#### [Task]
Reproduce the listing below word for word, with no pictures.

#### [Information supplied]
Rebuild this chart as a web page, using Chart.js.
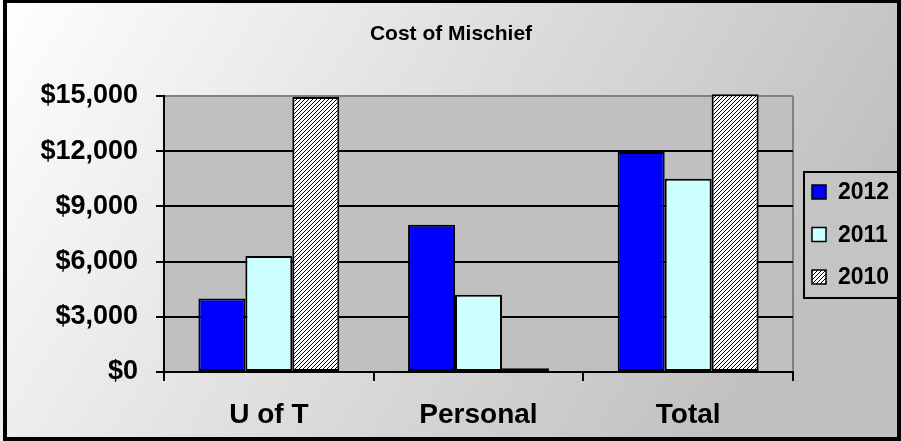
<!DOCTYPE html>
<html>
<head>
<meta charset="utf-8">
<script src="https://cdn.jsdelivr.net/npm/chart.js@4.4.1/dist/chart.umd.min.js"></script>
<style>
  body { margin: 0; background: #fff; }
  #wrap { width: 901px; height: 441px; }
</style>
</head>
<body>
<div id="wrap"><canvas id="mischiefChart" width="901" height="441"></canvas></div>
<script>
    // 値
    const chartTitle = 'Cost of Mischief';
    const categories = ['U of T', 'Personal', 'Total'];
    const years = ['2012', '2011', '2010'];
    const cost2012 = [4000, 8000, 11950];
    const cost2011 = [6300, 4200, 10500];
    const cost2010 = [14950, 200, 15100];
    const yMin = 0, yMax = 15000, yStep = 3000;

    const FONT = '"Liberation Sans", Arial, sans-serif';
    const ctx = document.getElementById('mischiefChart').getContext('2d');

    // 斜線パターン (2010)
    function makeHatch() {
        const c = document.createElement('canvas');
        c.width = 4; c.height = 4;
        const g = c.getContext('2d');
        g.fillStyle = '#ffffff';
        g.fillRect(0, 0, 4, 4);
        g.strokeStyle = '#000000';
        g.lineWidth = 1;
        g.beginPath();
        g.moveTo(0, 4); g.lineTo(4, 0);
        g.moveTo(-1, 1); g.lineTo(1, -1);
        g.moveTo(3, 5); g.lineTo(5, 3);
        g.stroke();
        return ctx.createPattern(c, 'repeat');
    }
    const hatch = makeHatch();

    // 背景・タイトル・プロットエリア・凡例・外枠
    const decor = {
        id: 'decor',
        beforeDraw(chart) {
            const c = chart.ctx, a = chart.chartArea;
            const W = chart.width, H = chart.height;
            const grad = c.createLinearGradient(0, 0, 720, 440);
            grad.addColorStop(0, '#ffffff');
            grad.addColorStop(1, '#c0c0c0');
            c.save();
            c.fillStyle = grad;
            c.fillRect(0, 0, W, H);
            // タイトル
            c.fillStyle = '#000';
            c.font = 'bold 21px ' + FONT;
            c.textAlign = 'center';
            c.textBaseline = 'middle';
            c.fillText(chartTitle, 451, 34);
            // プロットエリア
            c.fillStyle = '#c0c0c0';
            c.fillRect(a.left, a.top, a.right - a.left, a.bottom - a.top);
            c.strokeStyle = '#808080';
            c.lineWidth = 2;
            c.beginPath();
            c.moveTo(a.right, a.top);
            c.lineTo(a.right, a.bottom);
            c.stroke();
            c.restore();
        },
        afterDraw(chart) {
            const c = chart.ctx;
            c.save();
            // 凡例
            c.fillStyle = '#c4c4c4';
            c.fillRect(803, 172, 110, 126);
            c.strokeStyle = '#000';
            c.lineWidth = 2;
            c.strokeRect(804, 172, 110, 126);
            c.font = 'bold 23px ' + FONT;
            c.textBaseline = 'middle';
            chart.data.datasets.forEach((ds, i) => {
                const cy = 192 + i * 42.5;
                c.fillStyle = ds.backgroundColor;
                c.fillRect(812, cy - 7, 14, 14);
                c.lineWidth = 1.5;
                c.strokeStyle = '#000';
                c.strokeRect(812, cy - 7, 14, 14);
                c.fillStyle = '#000';
                c.fillText(ds.label, 838, cy + 1);
            });
            // 外枠
            c.lineWidth = 4;
            c.strokeStyle = '#000';
            c.strokeRect(5, 1, 894, 438);
            c.restore();
        }
    };

    new Chart(ctx, {
        type: 'bar',
        data: {
            labels: categories,
            datasets: [
                { label: years[0], data: cost2012, backgroundColor: '#0000ff' },
                { label: years[1], data: cost2011, backgroundColor: '#ccffff' },
                { label: years[2], data: cost2010, backgroundColor: hatch }
            ]
        },
        options: {
            responsive: false,
            animation: false,
            clip: false,
            layout: { padding: { top: 96, left: 0, right: 108, bottom: 0 } },
            datasets: {
                bar: {
                    borderColor: '#000',
                    borderWidth: 2,
                    borderSkipped: false,
                    categoryPercentage: 0.672,
                    barPercentage: 1.0
                }
            },
            plugins: {
                legend: { display: false },
                tooltip: { enabled: false },
                title: { display: false }
            },
            scales: {
                x: {
                    afterFit: s => { s.height = 69; },
                    grid: { display: true, drawOnChartArea: false, offset: true, color: '#000', lineWidth: 2, tickLength: 9 },
                    border: { display: true, color: '#000', width: 2 },
                    ticks: {
                        color: '#000',
                        padding: 17,
                        font: { family: FONT, size: 28, weight: 'bold' }
                    }
                },
                y: {
                    min: yMin,
                    max: yMax,
                    afterFit: s => { s.width = 164; },
                    grid: {
                        color: c => (c.tick && c.tick.value === yMax ? '#808080' : '#000'),
                        tickColor: '#000',
                        lineWidth: 2,
                        tickLength: 8
                    },
                    border: { display: true, color: '#000', width: 2 },
                    ticks: {
                        stepSize: yStep,
                        color: '#000',
                        padding: 18,
                        font: { family: FONT, size: 27, weight: 'bold' },
                        callback: v => '$' + v.toLocaleString('en-US')
                    }
                }
            }
        },
        plugins: [decor]
    });
</script>
</body>
</html>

#### [Expected output]
Rebuild this chart as a web page, using Chart.js.
<!DOCTYPE html>
<html>
<head>
<meta charset="utf-8">
<script src="https://cdn.jsdelivr.net/npm/chart.js@4.4.1/dist/chart.umd.min.js"></script>
<style>
  body { margin: 0; background: #fff; }
  #wrap { width: 901px; height: 441px; }
</style>
</head>
<body>
<div id="wrap"><canvas id="mischiefChart" width="901" height="441"></canvas></div>
<script>
    // 値
    const chartTitle = 'Cost of Mischief';
    const categories = ['U of T', 'Personal', 'Total'];
    const years = ['2012', '2011', '2010'];
    const cost2012 = [4000, 8000, 11950];
    const cost2011 = [6300, 4200, 10500];
    const cost2010 = [14950, 200, 15100];
    const yMin = 0, yMax = 15000, yStep = 3000;

    const FONT = '"Liberation Sans", Arial, sans-serif';
    const ctx = document.getElementById('mischiefChart').getContext('2d');

    // 斜線パターン (2010)
    function makeHatch() {
        const c = document.createElement('canvas');
        c.width = 4; c.height = 4;
        const g = c.getContext('2d');
        g.fillStyle = '#ffffff';
        g.fillRect(0, 0, 4, 4);
        g.strokeStyle = '#000000';
        g.lineWidth = 1;
        g.beginPath();
        g.moveTo(0, 4); g.lineTo(4, 0);
        g.moveTo(-1, 1); g.lineTo(1, -1);
        g.moveTo(3, 5); g.lineTo(5, 3);
        g.stroke();
        return ctx.createPattern(c, 'repeat');
    }
    const hatch = makeHatch();

    // 背景・タイトル・プロットエリア・凡例・外枠
    const decor = {
        id: 'decor',
        beforeDraw(chart) {
            const c = chart.ctx, a = chart.chartArea;
            const W = chart.width, H = chart.height;
            const grad = c.createLinearGradient(0, 0, 720, 440);
            grad.addColorStop(0, '#ffffff');
            grad.addColorStop(1, '#c0c0c0');
            c.save();
            c.fillStyle = grad;
            c.fillRect(0, 0, W, H);
            // タイトル
            c.fillStyle = '#000';
            c.font = 'bold 21px ' + FONT;
            c.textAlign = 'center';
            c.textBaseline = 'middle';
            c.fillText(chartTitle, 451, 34);
            // プロットエリア
            c.fillStyle = '#c0c0c0';
            c.fillRect(a.left, a.top, a.right - a.left, a.bottom - a.top);
            c.strokeStyle = '#808080';
            c.lineWidth = 2;
            c.beginPath();
            c.moveTo(a.right, a.top);
            c.lineTo(a.right, a.bottom);
            c.stroke();
            c.restore();
        },
        afterDraw(chart) {
            const c = chart.ctx;
            c.save();
            // 凡例
            c.fillStyle = '#c4c4c4';
            c.fillRect(803, 172, 110, 126);
            c.strokeStyle = '#000';
            c.lineWidth = 2;
            c.strokeRect(804, 172, 110, 126);
            c.font = 'bold 23px ' + FONT;
            c.textBaseline = 'middle';
            chart.data.datasets.forEach((ds, i) => {
                const cy = 192 + i * 42.5;
                c.fillStyle = ds.backgroundColor;
                c.fillRect(812, cy - 7, 14, 14);
                c.lineWidth = 1.5;
                c.strokeStyle = '#000';
                c.strokeRect(812, cy - 7, 14, 14);
                c.fillStyle = '#000';
                c.fillText(ds.label, 838, cy + 1);
            });
            // 外枠
            c.lineWidth = 4;
            c.strokeStyle = '#000';
            c.strokeRect(5, 1, 894, 438);
            c.restore();
        }
    };

    new Chart(ctx, {
        type: 'bar',
        data: {
            labels: categories,
            datasets: [
                { label: years[0], data: cost2012, backgroundColor: '#0000ff' },
                { label: years[1], data: cost2011, backgroundColor: '#ccffff' },
                { label: years[2], data: cost2010, backgroundColor: hatch }
            ]
        },
        options: {
            responsive: false,
            animation: false,
            clip: false,
            layout: { padding: { top: 96, left: 0, right: 108, bottom: 0 } },
            datasets: {
                bar: {
                    borderColor: '#000',
                    borderWidth: 2,
                    borderSkipped: false,
                    categoryPercentage: 0.672,
                    barPercentage: 1.0
                }
            },
            plugins: {
                legend: { display: false },
                tooltip: { enabled: false },
                title: { display: false }
            },
            scales: {
                x: {
                    afterFit: s => { s.height = 69; },
                    grid: { display: true, drawOnChartArea: false, offset: true, color: '#000', lineWidth: 2, tickLength: 9 },
                    border: { display: true, color: '#000', width: 2 },
                    ticks: {
                        color: '#000',
                        padding: 17,
                        font: { family: FONT, size: 28, weight: 'bold' }
                    }
                },
                y: {
                    min: yMin,
                    max: yMax,
                    afterFit: s => { s.width = 164; },
                    grid: {
                        color: c => (c.tick && c.tick.value === yMax ? '#808080' : '#000'),
                        tickColor: '#000',
                        lineWidth: 2,
                        tickLength: 8
                    },
                    border: { display: true, color: '#000', width: 2 },
                    ticks: {
                        stepSize: yStep,
                        color: '#000',
                        padding: 18,
                        font: { family: FONT, size: 27, weight: 'bold' },
                        callback: v => '$' + v.toLocaleString('en-US')
                    }
                }
            }
        },
        plugins: [decor]
    });
</script>
</body>
</html>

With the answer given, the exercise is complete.